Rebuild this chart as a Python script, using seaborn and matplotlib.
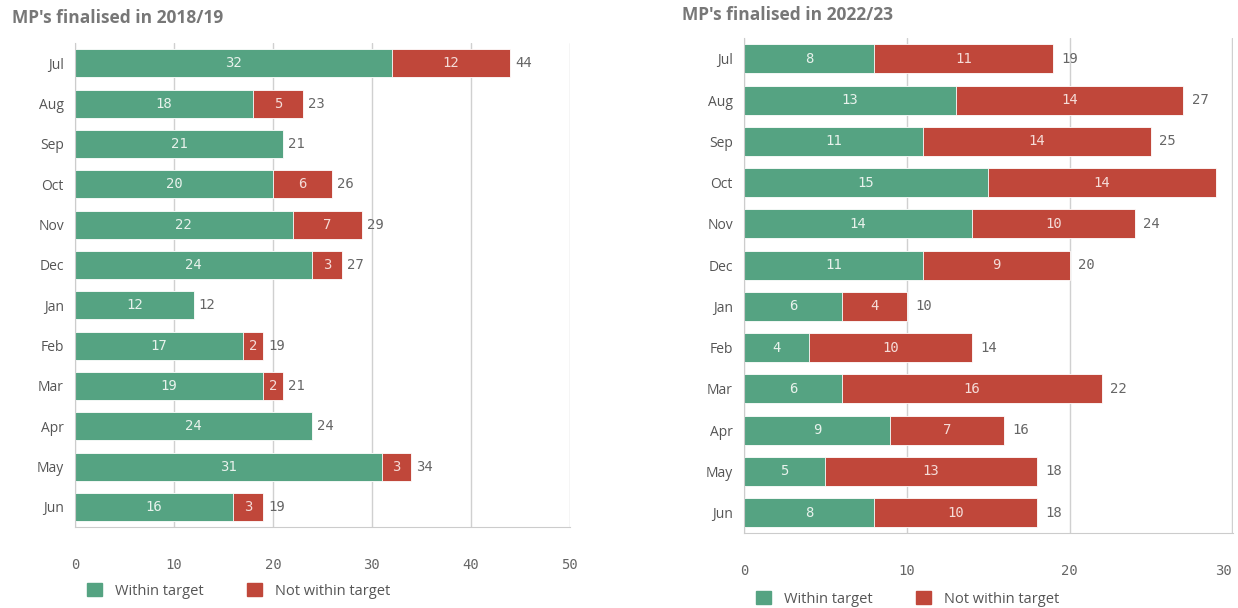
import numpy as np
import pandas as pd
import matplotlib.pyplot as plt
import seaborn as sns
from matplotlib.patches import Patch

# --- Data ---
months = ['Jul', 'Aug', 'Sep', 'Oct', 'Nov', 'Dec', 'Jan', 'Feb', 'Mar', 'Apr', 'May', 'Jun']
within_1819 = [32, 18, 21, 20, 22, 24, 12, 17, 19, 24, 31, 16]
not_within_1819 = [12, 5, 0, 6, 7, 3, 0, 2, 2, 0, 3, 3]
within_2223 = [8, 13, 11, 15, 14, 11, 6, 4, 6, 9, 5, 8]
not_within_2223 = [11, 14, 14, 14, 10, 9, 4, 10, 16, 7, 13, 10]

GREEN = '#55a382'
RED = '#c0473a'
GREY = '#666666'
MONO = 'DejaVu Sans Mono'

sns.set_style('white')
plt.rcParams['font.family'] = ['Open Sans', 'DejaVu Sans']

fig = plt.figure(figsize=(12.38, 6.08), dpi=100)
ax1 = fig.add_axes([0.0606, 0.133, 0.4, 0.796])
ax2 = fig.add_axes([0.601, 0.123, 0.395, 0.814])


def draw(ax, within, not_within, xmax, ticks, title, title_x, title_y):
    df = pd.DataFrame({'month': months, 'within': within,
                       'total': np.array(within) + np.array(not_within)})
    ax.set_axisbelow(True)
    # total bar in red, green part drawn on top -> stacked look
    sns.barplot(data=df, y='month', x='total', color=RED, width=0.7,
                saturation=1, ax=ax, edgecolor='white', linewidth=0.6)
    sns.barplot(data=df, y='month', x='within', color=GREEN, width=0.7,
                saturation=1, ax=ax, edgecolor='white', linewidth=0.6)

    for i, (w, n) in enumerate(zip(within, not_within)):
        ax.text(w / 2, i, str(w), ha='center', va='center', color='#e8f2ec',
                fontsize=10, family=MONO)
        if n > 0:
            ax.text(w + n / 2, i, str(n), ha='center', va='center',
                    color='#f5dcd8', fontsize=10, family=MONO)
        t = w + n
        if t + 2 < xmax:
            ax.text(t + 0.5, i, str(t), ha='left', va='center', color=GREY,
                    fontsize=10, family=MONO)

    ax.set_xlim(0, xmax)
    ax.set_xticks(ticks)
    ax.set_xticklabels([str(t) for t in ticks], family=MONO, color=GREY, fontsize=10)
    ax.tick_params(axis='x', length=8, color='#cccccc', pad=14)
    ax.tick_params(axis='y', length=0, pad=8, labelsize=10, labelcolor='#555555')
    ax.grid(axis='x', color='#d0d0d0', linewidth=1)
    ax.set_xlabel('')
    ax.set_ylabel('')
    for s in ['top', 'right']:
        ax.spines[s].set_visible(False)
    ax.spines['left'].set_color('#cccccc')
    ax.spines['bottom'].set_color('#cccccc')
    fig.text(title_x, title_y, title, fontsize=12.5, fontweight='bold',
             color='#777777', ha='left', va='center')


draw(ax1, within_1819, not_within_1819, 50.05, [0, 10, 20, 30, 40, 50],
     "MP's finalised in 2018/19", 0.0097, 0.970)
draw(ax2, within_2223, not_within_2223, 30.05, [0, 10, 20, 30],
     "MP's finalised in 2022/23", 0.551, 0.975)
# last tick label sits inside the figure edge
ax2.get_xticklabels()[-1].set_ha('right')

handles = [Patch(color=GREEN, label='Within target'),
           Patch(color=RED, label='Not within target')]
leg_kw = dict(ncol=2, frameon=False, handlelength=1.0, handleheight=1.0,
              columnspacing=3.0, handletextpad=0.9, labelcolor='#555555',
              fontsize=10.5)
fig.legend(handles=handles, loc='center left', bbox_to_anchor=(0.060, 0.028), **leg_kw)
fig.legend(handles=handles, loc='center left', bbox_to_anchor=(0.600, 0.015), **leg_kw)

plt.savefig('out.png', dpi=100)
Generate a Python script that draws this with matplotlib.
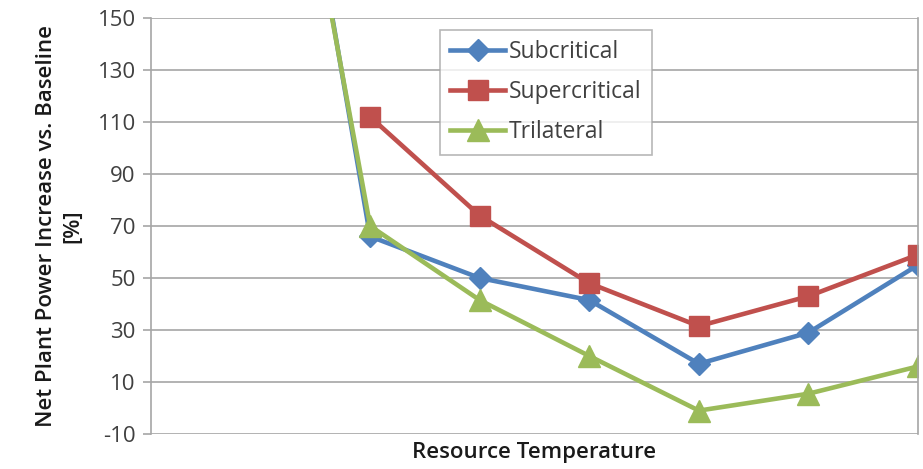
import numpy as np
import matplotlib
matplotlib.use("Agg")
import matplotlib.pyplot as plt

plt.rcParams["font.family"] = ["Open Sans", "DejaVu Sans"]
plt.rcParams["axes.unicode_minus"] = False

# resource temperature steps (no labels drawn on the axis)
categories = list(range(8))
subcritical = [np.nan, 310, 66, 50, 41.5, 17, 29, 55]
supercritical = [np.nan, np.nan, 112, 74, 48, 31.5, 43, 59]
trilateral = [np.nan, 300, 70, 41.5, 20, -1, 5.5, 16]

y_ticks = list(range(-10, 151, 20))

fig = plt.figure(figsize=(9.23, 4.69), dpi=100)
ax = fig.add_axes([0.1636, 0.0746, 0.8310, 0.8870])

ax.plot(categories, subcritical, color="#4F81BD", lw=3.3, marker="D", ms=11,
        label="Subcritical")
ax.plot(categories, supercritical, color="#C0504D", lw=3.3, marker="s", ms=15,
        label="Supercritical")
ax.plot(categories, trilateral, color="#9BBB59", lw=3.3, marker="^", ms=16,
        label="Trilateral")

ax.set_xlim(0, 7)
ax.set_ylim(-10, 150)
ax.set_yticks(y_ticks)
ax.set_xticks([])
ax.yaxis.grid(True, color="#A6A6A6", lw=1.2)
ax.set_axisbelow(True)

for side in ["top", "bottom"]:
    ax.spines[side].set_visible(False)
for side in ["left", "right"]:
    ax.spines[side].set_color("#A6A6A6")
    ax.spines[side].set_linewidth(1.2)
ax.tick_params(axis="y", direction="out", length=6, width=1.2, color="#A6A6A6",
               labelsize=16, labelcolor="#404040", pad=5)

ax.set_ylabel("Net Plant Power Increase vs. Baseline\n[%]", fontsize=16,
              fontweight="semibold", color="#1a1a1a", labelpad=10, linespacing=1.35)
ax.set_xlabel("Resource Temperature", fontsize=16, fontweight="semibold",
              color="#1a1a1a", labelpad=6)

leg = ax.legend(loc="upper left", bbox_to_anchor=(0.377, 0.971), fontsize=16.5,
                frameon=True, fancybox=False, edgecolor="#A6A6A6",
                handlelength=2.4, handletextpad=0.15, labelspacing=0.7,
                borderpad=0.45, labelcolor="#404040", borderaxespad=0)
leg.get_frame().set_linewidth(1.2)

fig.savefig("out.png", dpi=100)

########################################

• **Objective**:
Give every record again exactly, apart from the pictures, which stay out.

• **Answer to the problem**:
Rebuild this chart as a Python script, using seaborn and matplotlib.
import numpy as np
import pandas as pd
import matplotlib.pyplot as plt
import seaborn as sns
from matplotlib.patches import Patch

# --- Data ---
months = ['Jul', 'Aug', 'Sep', 'Oct', 'Nov', 'Dec', 'Jan', 'Feb', 'Mar', 'Apr', 'May', 'Jun']
within_1819 = [32, 18, 21, 20, 22, 24, 12, 17, 19, 24, 31, 16]
not_within_1819 = [12, 5, 0, 6, 7, 3, 0, 2, 2, 0, 3, 3]
within_2223 = [8, 13, 11, 15, 14, 11, 6, 4, 6, 9, 5, 8]
not_within_2223 = [11, 14, 14, 14, 10, 9, 4, 10, 16, 7, 13, 10]

GREEN = '#55a382'
RED = '#c0473a'
GREY = '#666666'
MONO = 'DejaVu Sans Mono'

sns.set_style('white')
plt.rcParams['font.family'] = ['Open Sans', 'DejaVu Sans']

fig = plt.figure(figsize=(12.38, 6.08), dpi=100)
ax1 = fig.add_axes([0.0606, 0.133, 0.4, 0.796])
ax2 = fig.add_axes([0.601, 0.123, 0.395, 0.814])


def draw(ax, within, not_within, xmax, ticks, title, title_x, title_y):
    df = pd.DataFrame({'month': months, 'within': within,
                       'total': np.array(within) + np.array(not_within)})
    ax.set_axisbelow(True)
    # total bar in red, green part drawn on top -> stacked look
    sns.barplot(data=df, y='month', x='total', color=RED, width=0.7,
                saturation=1, ax=ax, edgecolor='white', linewidth=0.6)
    sns.barplot(data=df, y='month', x='within', color=GREEN, width=0.7,
                saturation=1, ax=ax, edgecolor='white', linewidth=0.6)

    for i, (w, n) in enumerate(zip(within, not_within)):
        ax.text(w / 2, i, str(w), ha='center', va='center', color='#e8f2ec',
                fontsize=10, family=MONO)
        if n > 0:
            ax.text(w + n / 2, i, str(n), ha='center', va='center',
                    color='#f5dcd8', fontsize=10, family=MONO)
        t = w + n
        if t + 2 < xmax:
            ax.text(t + 0.5, i, str(t), ha='left', va='center', color=GREY,
                    fontsize=10, family=MONO)

    ax.set_xlim(0, xmax)
    ax.set_xticks(ticks)
    ax.set_xticklabels([str(t) for t in ticks], family=MONO, color=GREY, fontsize=10)
    ax.tick_params(axis='x', length=8, color='#cccccc', pad=14)
    ax.tick_params(axis='y', length=0, pad=8, labelsize=10, labelcolor='#555555')
    ax.grid(axis='x', color='#d0d0d0', linewidth=1)
    ax.set_xlabel('')
    ax.set_ylabel('')
    for s in ['top', 'right']:
        ax.spines[s].set_visible(False)
    ax.spines['left'].set_color('#cccccc')
    ax.spines['bottom'].set_color('#cccccc')
    fig.text(title_x, title_y, title, fontsize=12.5, fontweight='bold',
             color='#777777', ha='left', va='center')


draw(ax1, within_1819, not_within_1819, 50.05, [0, 10, 20, 30, 40, 50],
     "MP's finalised in 2018/19", 0.0097, 0.970)
draw(ax2, within_2223, not_within_2223, 30.05, [0, 10, 20, 30],
     "MP's finalised in 2022/23", 0.551, 0.975)
# last tick label sits inside the figure edge
ax2.get_xticklabels()[-1].set_ha('right')

handles = [Patch(color=GREEN, label='Within target'),
           Patch(color=RED, label='Not within target')]
leg_kw = dict(ncol=2, frameon=False, handlelength=1.0, handleheight=1.0,
              columnspacing=3.0, handletextpad=0.9, labelcolor='#555555',
              fontsize=10.5)
fig.legend(handles=handles, loc='center left', bbox_to_anchor=(0.060, 0.028), **leg_kw)
fig.legend(handles=handles, loc='center left', bbox_to_anchor=(0.600, 0.015), **leg_kw)

plt.savefig('out.png', dpi=100)
Generate a Python script that draws this with matplotlib.
import numpy as np
import matplotlib
matplotlib.use("Agg")
import matplotlib.pyplot as plt

plt.rcParams["font.family"] = ["Open Sans", "DejaVu Sans"]
plt.rcParams["axes.unicode_minus"] = False

# resource temperature steps (no labels drawn on the axis)
categories = list(range(8))
subcritical = [np.nan, 310, 66, 50, 41.5, 17, 29, 55]
supercritical = [np.nan, np.nan, 112, 74, 48, 31.5, 43, 59]
trilateral = [np.nan, 300, 70, 41.5, 20, -1, 5.5, 16]

y_ticks = list(range(-10, 151, 20))

fig = plt.figure(figsize=(9.23, 4.69), dpi=100)
ax = fig.add_axes([0.1636, 0.0746, 0.8310, 0.8870])

ax.plot(categories, subcritical, color="#4F81BD", lw=3.3, marker="D", ms=11,
        label="Subcritical")
ax.plot(categories, supercritical, color="#C0504D", lw=3.3, marker="s", ms=15,
        label="Supercritical")
ax.plot(categories, trilateral, color="#9BBB59", lw=3.3, marker="^", ms=16,
        label="Trilateral")

ax.set_xlim(0, 7)
ax.set_ylim(-10, 150)
ax.set_yticks(y_ticks)
ax.set_xticks([])
ax.yaxis.grid(True, color="#A6A6A6", lw=1.2)
ax.set_axisbelow(True)

for side in ["top", "bottom"]:
    ax.spines[side].set_visible(False)
for side in ["left", "right"]:
    ax.spines[side].set_color("#A6A6A6")
    ax.spines[side].set_linewidth(1.2)
ax.tick_params(axis="y", direction="out", length=6, width=1.2, color="#A6A6A6",
               labelsize=16, labelcolor="#404040", pad=5)

ax.set_ylabel("Net Plant Power Increase vs. Baseline\n[%]", fontsize=16,
              fontweight="semibold", color="#1a1a1a", labelpad=10, linespacing=1.35)
ax.set_xlabel("Resource Temperature", fontsize=16, fontweight="semibold",
              color="#1a1a1a", labelpad=6)

leg = ax.legend(loc="upper left", bbox_to_anchor=(0.377, 0.971), fontsize=16.5,
                frameon=True, fancybox=False, edgecolor="#A6A6A6",
                handlelength=2.4, handletextpad=0.15, labelspacing=0.7,
                borderpad=0.45, labelcolor="#404040", borderaxespad=0)
leg.get_frame().set_linewidth(1.2)

fig.savefig("out.png", dpi=100)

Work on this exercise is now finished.